By paulgillin | July 6, 2014 - 9:50 am - Posted in Fake News
Steve Outing

Steve Outing

The leaked “innovation” report from The New York Times that made the rounds in May recommends that the company take more risks, move more quickly and consider radical steps to reinvent itself. Steve Outing wonders what would happen if the Times abandoned daily print editions, and he’s built an elaborate “what-if?” model to test the idea.

Outing’s model doesn’t answer the question, but it does provide a new tool with which to evaluate options. “Most news companies aren’t very good at grokking what’s coming at them or what likely futures could be ahead for them,” wrote Outing in an e-mail to us. “What I did was demonstrate one tool of strategic foresight that news companies should consider using.”

Outing would like to get more consulting gigs working for news organizations that need reinvention, and we hope he gets some. A self-described media futurist, he’s been challenging assumptions about the slow-moving newspaper industry for the past two decades. Read more here. We were fans of a blog called Reinventing Classifieds that he launched back in 2008 that recommended radical new ways to revive the highly profitable newspaper classified advertising business. To our knowledge, no on took him up on his ideas.

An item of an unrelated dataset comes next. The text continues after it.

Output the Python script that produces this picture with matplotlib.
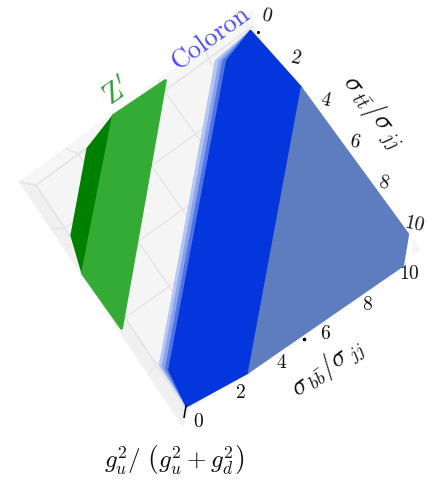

For this exercise, Outing applies a “Futures Wheel” to envision a Times that only publishes on Sunday. The exercise is meant to envision every impact on the paper’s business, including staffing costs, production savings, new sources  of revenue and circulation revenue. Outing has modeled his scenario out to two levels of detail. To fully understand the implications you need to go to  third level, and that involves surveys and pilots. Outing will do you that for any newspaper that wants to hire him.

Asked what value news organizations can gain from this exercise, he wrote, “Technological change is accelerating at a faster rate; indeed, exponentially, when it comes to computing power. This means that anyone’s business model can be disrupted, if not obliterated, faster than ever before. So now is a critical time to start seriously using strategic-foresight tools and techniques (futures wheels being just one) to better prepare for likely and plausible challenges and opportunities.”